HD 141943 is only the second (or third including the results for HD 106506 by Waite et al. 2011) young early-G star for which the large-scale magnetic topology has been determined, the other being HD 171488 (Marsden et al. 2006a; Jeffers & Donati 2008; Jeffers et al. 2011). However, there have been five young early-G stars for which spot maps and differential rotation measures have been determined (and a number of others that have just spot maps; see Table 4 in Strassmeier et al. 2003). Along with HD 141943, HD 171488 and HD 106506, the other two stars are R58 (Marsden, Carter & Donati 2005a; Marsden et al. 2005b) and LQ Lup (Donati et al. 2000). For comparative purposes in this discussion the stellar parameters of all these five stars are given in Table 5.

5.1 Spot topology

The surface spot topology of HD 141943 at four epochs is shown in Fig. 2, Fig. 3 (top-left image), Fig. 4 (top-left image) and Fig. 5 (top-left image). The four maps show that the spot topology of HD 141943 was remarkably consistent over the span of the observations (∼4 yr). All maps show that HD 141943 has a smallish polar spot with a number of lower latitude features situated predominantly between the equator and +30° latitude, with only the 2010 epoch showing some significant spot features between +30° and +60° latitude at around phase ∼0.90. The total spot coverage for all the four epochs is also very similar ranging from 2.1 to 3.1 per cent.

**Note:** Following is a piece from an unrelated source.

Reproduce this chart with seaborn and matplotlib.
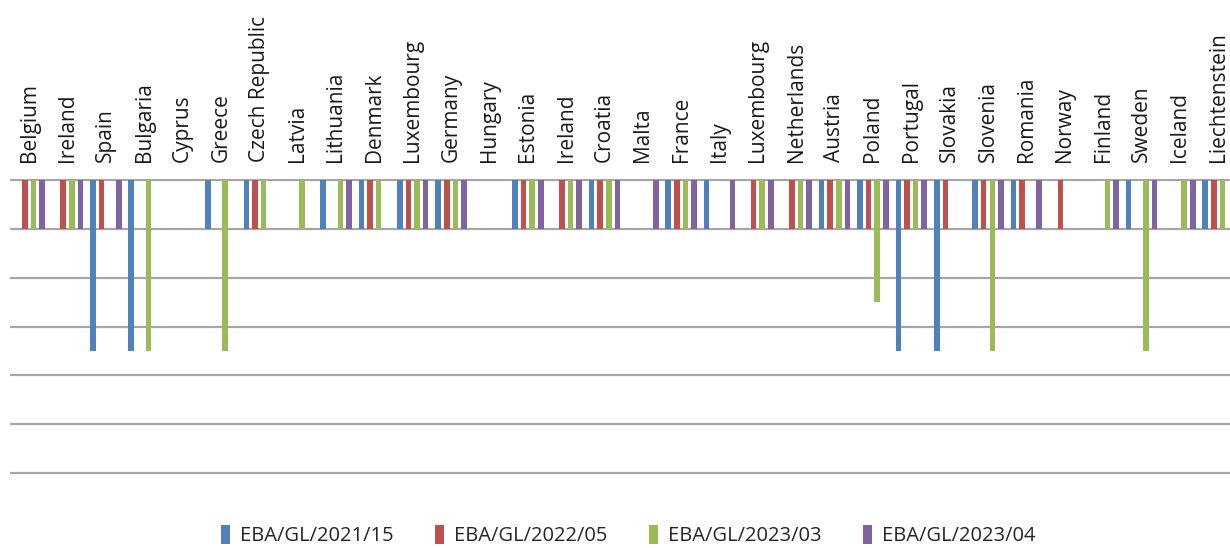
import matplotlib
matplotlib.use("Agg")
import matplotlib.pyplot as plt
import seaborn as sns
import pandas as pd
import numpy as np

# Countries in reporting order (some appear twice, one entry per guideline batch)
countries = [
    "Belgium", "Ireland", "Spain", "Bulgaria", "Cyprus", "Greece",
    "Czech Republic", "Latvia", "Lithuania", "Denmark", "Luxembourg",
    "Germany", "Hungary", "Estonia", "Ireland", "Croatia", "Malta",
    "France", "Italy", "Luxembourg", "Netherlands", "Austria", "Poland",
    "Portugal", "Slovakia", "Slovenia", "Romania", "Norway", "Finland",
    "Sweden", "Iceland", "Liechtenstein",
]

series = ["EBA/GL/2021/15", "EBA/GL/2022/05", "EBA/GL/2023/03", "EBA/GL/2023/04"]
colors = ["#4F81BD", "#C0504D", "#9BBB59", "#8064A2"]

N = None
gl_2021_15 = [N, N, -3.5, -3.5, N, -1, -1, N, -1, -1, -1, -1, N, -1, N, -1,
              N, -1, -1, N, N, -1, -1, -3.5, -3.5, -1, -1, N, N, -1, N, -1]
gl_2022_05 = [-1, -1, -1, N, N, N, -1, N, N, -1, -1, -1, N, -1, -1, -1,
              N, -1, N, -1, -1, -1, -1, -1, -1, -1, -1, -1, N, N, N, -1]
gl_2023_03 = [-1, -1, N, -3.5, N, -3.5, -1, -1, -1, -1, -1, -1, N, -1, -1, -1,
              N, -1, N, -1, -1, -1, -2.5, -1, N, -3.5, N, N, -1, -3.5, -1, -1]
gl_2023_04 = [-1, -1, -1, N, N, N, N, N, -1, N, -1, -1, N, -1, -1, -1,
              -1, -1, -1, -1, -1, -1, -1, -1, N, -1, -1, N, -1, -1, -1, N]

values = [gl_2021_15, gl_2022_05, gl_2023_03, gl_2023_04]

rows = []
for name, vals in zip(series, values):
    for pos, v in enumerate(vals):
        if v is not None:
            rows.append({"pos": pos, "series": name, "value": v})
df = pd.DataFrame(rows)

sns.set_style("white")
plt.rcParams["font.family"] = ["Open Sans", "DejaVu Sans"]

fig = plt.figure(figsize=(12.3, 5.48), dpi=100)
ax = fig.add_axes([10 / 1230, 1 - 475 / 548, 1220 / 1230, (475 - 179) / 548])

sns.barplot(
    data=df, x="pos", y="value", hue="series",
    order=list(range(len(countries))), hue_order=series,
    palette=colors, width=0.9, gap=0.35, errorbar=None,
    saturation=1, linewidth=0, ax=ax,
)

ax.set_ylim(-6.04, 0.02)
ax.set_xlim(-0.5, 31.31)
ax.set_yticks(np.arange(-6, 1, 1))
ax.set_yticklabels([])
ax.tick_params(axis="y", length=0)
ax.yaxis.grid(True, color="#A6A6A6", linewidth=1.6)
ax.set_axisbelow(True)
for s in ax.spines.values():
    s.set_visible(False)

ax.xaxis.tick_top()
ax.set_xticks(range(len(countries)))
ax.set_xticklabels(countries, rotation=90, fontsize=15, color="#1a1a1a")
ax.tick_params(axis="x", length=0, pad=12)
ax.set_xlabel("")
ax.set_ylabel("")

handles, labels = ax.get_legend_handles_labels()
ax.get_legend().remove()
fig.legend(
    handles, labels, loc="lower center", bbox_to_anchor=(0.511, -0.03),
    ncol=4, frameon=False, fontsize=14.5, handlelength=0.45, handleheight=1.1,
    handletextpad=0.5, columnspacing=2.05,
)

fig.savefig("out.png", dpi=100, facecolor="white")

Comparing these maps to those of other young early-G stars created using the same imaging code, such as R58 (Marsden et al. 2005b), LQ Lup (Donati et al. 2000), HD 171488 (Marsden et al. 2006a; Jeffers & Donati 2008; Jeffers et al. 2011) and HD 106506 (Waite et al. 2011), it is quite noticeable that while all stars appear to have some lower latitude features, the polar spot on HD 141943 is significantly smaller than that shown by these other targets. Marsden et al. (2005b) have shown that star-spot mapping assuming high stellar inclination angles leads to a dramatic increase in the amount of polar spot features needed to match the deviations observed in the LSD profiles. Given that HD 141943 has a higher stellar inclination than the other stars listed in Table 5, it is not an incorrectly determined stellar inclination that is responsible for the small polar spot on HD 141943.

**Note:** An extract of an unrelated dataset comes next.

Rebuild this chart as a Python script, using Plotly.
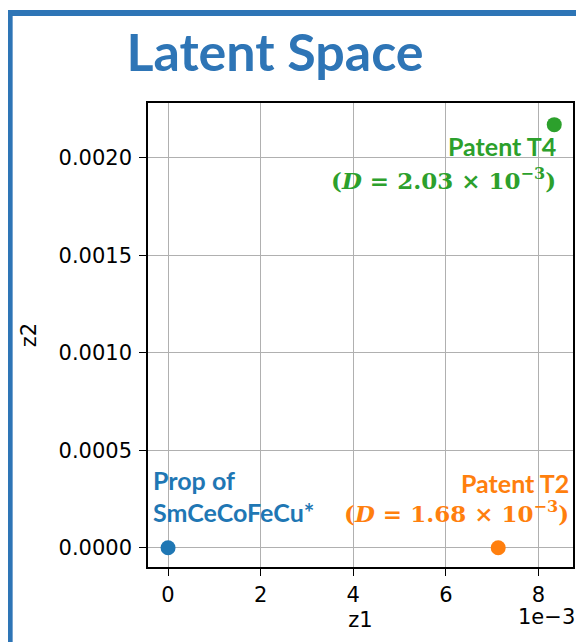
import plotly.graph_objects as go

# ---- data ----
names = ["Prop of<br>SmCeCoFeCu*", "Patent T2", "Patent T4"]
z1 = [0.0, 7.13e-3, 8.34e-3]
z2 = [0.0, 0.0, 2.17e-3]
dist_mant = [None, "1.68", "2.03"]
colors = ["#1f77b4", "#ff7f0e", "#2ca02c"]

x_tickvals = [0, 2e-3, 4e-3, 6e-3, 8e-3]
x_ticktext = ["0", "2", "4", "6", "8"]
y_tickvals = [0.0, 0.0005, 0.0010, 0.0015, 0.0020]
y_ticktext = ["0.0000", "0.0005", "0.0010", "0.0015", "0.0020"]
x_offset_text = "1e\u22123"
title_text = "Latent Space"

# page body has an 8px margin, so the figure is drawn 8px right/down
OFF = 8
W, H = 584 - 2 * OFF, 642 - OFF
L, R, T, B = 148 - OFF, 575 - OFF, 103 - OFF, 567 - OFF  # plot area in figure pixels

def px(xp):
    return (xp - L) / (R - L)

def py(yp):
    return (B - yp) / (B - T)

fig = go.Figure()
for i in range(len(names)):
    fig.add_trace(go.Scatter(x=[z1[i]], y=[z2[i]], mode="markers",
                             marker=dict(size=15, color=colors[i]),
                             showlegend=False, hoverinfo="skip"))

tick_font = dict(family="DejaVu Sans", size=21, color="black")
fig.update_xaxes(range=[-0.433e-3, 8.745e-3], tickvals=x_tickvals, ticktext=x_ticktext,
                 showgrid=True, gridcolor="#b0b0b0", gridwidth=1.3,
                 showline=True, linecolor="black", linewidth=1.5, mirror=True,
                 ticks="outside", ticklen=7, tickcolor="black", tickwidth=1.3,
                 tickfont=tick_font, zeroline=False, ticklabelstandoff=1,
                 title=dict(text="z1", font=tick_font, standoff=6))
fig.update_yaxes(range=[-0.099e-3, 2.281e-3], tickvals=y_tickvals, ticktext=y_ticktext,
                 showgrid=True, gridcolor="#b0b0b0", gridwidth=1.3,
                 showline=True, linecolor="black", linewidth=1.5, mirror=True,
                 ticks="outside", ticklen=7, tickcolor="black", tickwidth=1.3,
                 tickfont=tick_font, zeroline=False, ticklabelstandoff=3,
                 title=dict(text="z2", font=tick_font, standoff=16))

label_font = "Lato"
math_font = "DejaVu Serif"
lab_size = 25
math_size = 23
ann = []
# Prop of SmCeCoFeCu*
ann.append(dict(x=z1[0], y=z2[0], text="<b>Prop of</b>", showarrow=False,
                xanchor="left", yanchor="middle", xshift=-17, yshift=68,
                font=dict(family=label_font, size=lab_size, color=colors[0])))
ann.append(dict(x=z1[0], y=z2[0], text="<b>SmCeCoFeCu*</b>", showarrow=False,
                xanchor="left", yanchor="middle", xshift=-17, yshift=36,
                font=dict(family=label_font, size=lab_size, color=colors[0])))
# Patent T2
ann.append(dict(x=z1[1], y=z2[1], text="<b>Patent T2</b>", showarrow=False,
                xanchor="right", yanchor="middle", xshift=73, yshift=65,
                font=dict(family=label_font, size=lab_size, color=colors[1])))
ann.append(dict(x=z1[1], y=z2[1],
                text="<b>(<i>D</i> = " + dist_mant[1] + " × 10<sup>−3</sup>)</b>",
                showarrow=False, xanchor="right", yanchor="middle", xshift=73, yshift=36,
                font=dict(family=math_font, size=math_size, color=colors[1])))
# Patent T4
ann.append(dict(x=z1[2], y=z2[2], text="<b>Patent T4</b>", showarrow=False,
                xanchor="right", yanchor="middle", xshift=4, yshift=-21,
                font=dict(family=label_font, size=lab_size, color=colors[2])))
ann.append(dict(x=z1[2], y=z2[2],
                text="<b>(<i>D</i> = " + dist_mant[2] + " × 10<sup>−3</sup>)</b>",
                showarrow=False, xanchor="right", yanchor="middle", xshift=4, yshift=-54,
                font=dict(family=math_font, size=math_size, color=colors[2])))
# offset text
ann.append(dict(xref="paper", yref="paper", x=1.0, y=py(617 - OFF), text=x_offset_text,
                showarrow=False, xanchor="right", yanchor="middle", xshift=4,
                font=tick_font))

border = "#2E75B6"
shapes = [
    dict(type="line", xref="paper", yref="paper", x0=px(9.5 - OFF), x1=px(9.5 - OFF),
         y0=py(10 - OFF), y1=py(H + 5), line=dict(color=border, width=5)),
    dict(type="line", xref="paper", yref="paper", x0=px(7 - OFF), x1=px(W + 5),
         y0=py(13 - OFF), y1=py(13 - OFF), line=dict(color=border, width=6)),
]

fig.update_layout(
    width=W, height=H,
    margin=dict(l=L, r=W - R, t=T, b=H - B),
    paper_bgcolor="white", plot_bgcolor="white",
    title=dict(text="<b>" + title_text + "</b>", x=(275 - OFF) / W, xanchor="center",
               y=1 - (53 - OFF) / H, yanchor="middle", xref="container", yref="container",
               font=dict(family="Lato", size=52, color=border)),
    annotations=ann, shapes=shapes,
)

fig.write_html("out.html")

As can be seen in Table 5, HD 141943 is the second youngest and second most massive (behind HD 106506) of the young early-G stars so far imaged using this code. It also has the shallowest convective zone (as a function of the stellar radius) and is the slowest rotator of the five. Which of these factors is responsible for the small polar spot seen on HD 141943 is still open to debate. The young early-K star LQ Hya has a rotation rate somewhere between that of HD 141943 and HD 171488 (P∼ 1.6 d) and has a convective zone depth of ∼0.29 R_★. In some spot maps LQ Hya also shows a smallish polar spot (Donati et al. 2003), although the maps that show this are often those that do not have well-sampled observational phases (i.e. fig. 13, Donati et al. 2003). In addition, preliminary observations of the late-F star HR 1817 (Marsden et al. 2006b), with a rotation period of ∼1.0 d and a convective zone depth of ∼0.17 R_★, have shown it to have a small, but intense, polar spot. A significantly larger sample size is required before any firm conclusions can be made about the relationship between the polar-spot size/intensity and the basic stellar parameters. Indeed, given the possible variation in the size of the polar spot seen on LQ Hya (Donati et al. 2003) it may well be that young active stars go through cycles where the size of the polar spot varies, as has been mentioned by Barnes (2005).

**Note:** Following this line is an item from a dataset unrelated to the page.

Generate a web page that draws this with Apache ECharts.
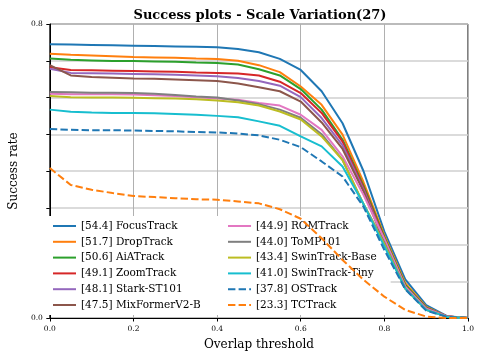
<!DOCTYPE html>
<html>
<head>
<meta charset="utf-8">
<script src="https://cdn.jsdelivr.net/npm/echarts@6/dist/echarts.min.js"></script>
<style>
  html, body { margin: 0; padding: 0; background: #fff; }
  #chart { width: 482px; height: 359px; }
</style>
</head>
<body>
<div id="chart"></div>
<script>
var thresholds = [0, 0.05, 0.1, 0.15, 0.2, 0.25, 0.3, 0.35, 0.4, 0.45, 0.5, 0.55, 0.6, 0.65, 0.7, 0.75, 0.8, 0.85, 0.9, 0.95, 1.0];

var names = ['[54.4] FocusTrack', '[51.7] DropTrack', '[50.6] AiATrack', '[49.1] ZoomTrack', '[48.1] Stark-ST101', '[47.5] MixFormerV2-B',
	'[44.9] ROMTrack', '[44.0] ToMP101', '[43.4] SwinTrack-Base', '[41.0] SwinTrack-Tiny', '[37.8] OSTrack', '[23.3] TCTrack'];

var focusTrack = [0.745, 0.744, 0.743, 0.742, 0.741, 0.740, 0.739, 0.738, 0.737, 0.732, 0.723, 0.705, 0.675, 0.617, 0.530, 0.400, 0.235, 0.105, 0.035, 0.005, 0];
var dropTrack = [0.719, 0.716, 0.714, 0.712, 0.710, 0.709, 0.708, 0.706, 0.705, 0.700, 0.688, 0.669, 0.630, 0.580, 0.499, 0.370, 0.225, 0.095, 0.030, 0.004, 0];
var aiaTrack = [0.706, 0.703, 0.701, 0.699, 0.699, 0.698, 0.697, 0.695, 0.694, 0.690, 0.677, 0.660, 0.623, 0.567, 0.485, 0.360, 0.220, 0.090, 0.028, 0.004, 0];
var zoomTrack = [0.682, 0.675, 0.674, 0.673, 0.672, 0.671, 0.670, 0.668, 0.667, 0.665, 0.660, 0.643, 0.612, 0.558, 0.480, 0.355, 0.215, 0.085, 0.027, 0.004, 0];
var starkST101 = [0.678, 0.667, 0.666, 0.665, 0.664, 0.663, 0.662, 0.660, 0.658, 0.653, 0.645, 0.632, 0.601, 0.544, 0.470, 0.350, 0.210, 0.085, 0.026, 0.004, 0];
var mixFormerV2 = [0.688, 0.660, 0.656, 0.654, 0.652, 0.651, 0.649, 0.647, 0.645, 0.638, 0.628, 0.617, 0.589, 0.532, 0.460, 0.345, 0.205, 0.085, 0.025, 0.004, 0];
var romTrack = [0.610, 0.609, 0.609, 0.609, 0.608, 0.606, 0.604, 0.601, 0.597, 0.594, 0.585, 0.578, 0.553, 0.512, 0.440, 0.335, 0.215, 0.085, 0.025, 0.004, 0];
var tomp101 = [0.615, 0.614, 0.613, 0.613, 0.612, 0.610, 0.607, 0.603, 0.600, 0.592, 0.582, 0.567, 0.545, 0.500, 0.430, 0.310, 0.205, 0.080, 0.022, 0.003, 0];
var swinBase = [0.604, 0.601, 0.600, 0.600, 0.599, 0.598, 0.597, 0.595, 0.592, 0.587, 0.578, 0.562, 0.540, 0.494, 0.430, 0.310, 0.200, 0.080, 0.022, 0.003, 0];
var swinTiny = [0.567, 0.561, 0.559, 0.558, 0.558, 0.557, 0.555, 0.553, 0.550, 0.546, 0.535, 0.523, 0.494, 0.467, 0.412, 0.310, 0.195, 0.080, 0.022, 0.003, 0];
var osTrack = [0.514, 0.512, 0.511, 0.511, 0.510, 0.509, 0.508, 0.506, 0.505, 0.502, 0.497, 0.485, 0.465, 0.426, 0.385, 0.303, 0.185, 0.078, 0.020, 0.003, 0];
var tcTrack = [0.408, 0.362, 0.349, 0.340, 0.332, 0.329, 0.326, 0.323, 0.322, 0.317, 0.312, 0.296, 0.270, 0.217, 0.158, 0.104, 0.058, 0.022, 0.004, 0, 0];

var allValues = [focusTrack, dropTrack, aiaTrack, zoomTrack, starkST101, mixFormerV2, romTrack, tomp101, swinBase, swinTiny, osTrack, tcTrack];
var colors = ['#1f77b4', '#ff7f0e', '#2ca02c', '#d62728', '#9467bd', '#8c564b', '#e377c2', '#7f7f7f', '#bcbd22', '#17becf', '#1f77b4', '#ff7f0e'];
var dashed = [false, false, false, false, false, false, false, false, false, false, true, true];

var font = 'DejaVu Serif';

var series = [];
for (var i = 0; i < names.length; i++) {
	series.push({
		name: names[i],
		type: 'line',
		data: thresholds.map(function (t, k) { return [t, allValues[i][k]]; }),
		showSymbol: false,
		symbol: 'none',
		z: 3 + i,
		lineStyle: {
			color: colors[i],
			width: 2,
			type: dashed[i] ? [7.4, 3.2] : 'solid'
		},
		itemStyle: { color: colors[i] }
	});
}

var legendCommon = {
	orient: 'vertical',
	top: 216,
	itemWidth: 23,
	itemHeight: 10,
	itemGap: 1.8,
	z: 1,
	backgroundColor: '#ffffff',
	itemStyle: { opacity: 0 },
	textStyle: {
		fontFamily: font,
		fontSize: 10.5,
		color: '#000',
		lineHeight: 14
	}
};

var chart = echarts.init(document.getElementById('chart'));
var option = {
	animation: false,
	color: colors,
	title: {
		text: 'Success plots - Scale Variation(27)',
		left: 255,
		textAlign: 'center',
		top: 4,
		textStyle: {
			fontFamily: font,
			fontWeight: 'bold',
			fontSize: 13,
			color: '#000'
		}
	},
	grid: {
		left: 43,
		right: 14,
		top: 24,
		bottom: 41,
		show: true,
		borderColor: '#000',
		borderWidth: 1,
		backgroundColor: '#fff'
	},
	legend: [
		Object.assign({}, legendCommon, {
			left: 45,
			padding: [3, 20, 3, 7],
			data: names.slice(0, 6)
		}),
		Object.assign({}, legendCommon, {
			left: 220,
			padding: [3, 14, 3, 7],
			data: names.slice(6)
		})
	],
	xAxis: {
		type: 'value',
		min: 0,
		max: 1,
		interval: 0.2,
		name: 'Overlap threshold',
		nameLocation: 'middle',
		nameGap: 21,
		nameTextStyle: { fontFamily: font, fontSize: 12, color: '#000' },
		axisLine: { show: true, lineStyle: { color: '#000', width: 1 } },
		axisTick: { show: true, length: 3.5, lineStyle: { color: '#000' } },
		axisLabel: {
			fontFamily: font,
			fontSize: 7.5,
			color: '#000',
			margin: 7,
			formatter: function (v) { return v.toFixed(1); }
		},
		splitLine: { show: true, lineStyle: { color: '#b0b0b0', width: 1 } }
	},
	yAxis: {
		type: 'value',
		min: 0,
		max: 0.8,
		interval: 0.1,
		name: 'Success rate',
		nameLocation: 'middle',
		nameGap: 28,
		nameTextStyle: { fontFamily: font, fontSize: 12, color: '#000' },
		axisLine: { show: true, lineStyle: { color: '#000', width: 1 } },
		axisTick: { show: true, length: 3.5, lineStyle: { color: '#000' } },
		axisLabel: {
			fontFamily: font,
			fontSize: 7.5,
			color: '#000',
			margin: 7,
			formatter: function (v) {
				if (Math.abs(v) < 1e-9 || Math.abs(v - 0.8) < 1e-9) return v.toFixed(1);
				return '';
			}
		},
		splitLine: { show: true, lineStyle: { color: '#cfcfcf', width: 1.5 } }
	},
	series: series
};

chart.setOption(option, true);
</script>
</body>
</html>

Granzer (2004) has used thin flux tube models to determine the latitude distribution of spot emergence for young, rapidly rotating stars. Although these models are based on a solar-like interface dynamo (which may not be applicable to such stars; see Section 5.2) it is still interesting to see how well the models compare to the results for HD 141943. Fig. 10 shows that at all the four epochs HD 141943 has a peak in fractional spottedness around 0° to +40° latitude, with another peak around +70° to +85°. For a PMS star of 1.0 M_⊙ the models of Granzer (2004) predict that the star should have a spot emergence distribution of between +30° and +70° latitude with a peak around +50°. For a 1.7-M_⊙ PMS star this distribution is more spread out with a range from +20° to +70° with a peak around +30° and +40°. The distribution of fractional spottedness shown in Fig. 10 is not that dissimilar to the combination of the 1.0 and 1.7 M_⊙ distributions given by Granzer (2004) with the exception that the higher-latitude peak in spottedness is at a higher latitude in our images than predicted by the models. However, the models predict that for the more zero-age main-sequence (ZAMS) stars, such as most of the other stars in Table 5, the latitude of peak distribution in spots is predicted to decrease, but the more intense polar spots of these stars would appear to indicate that this is not happening.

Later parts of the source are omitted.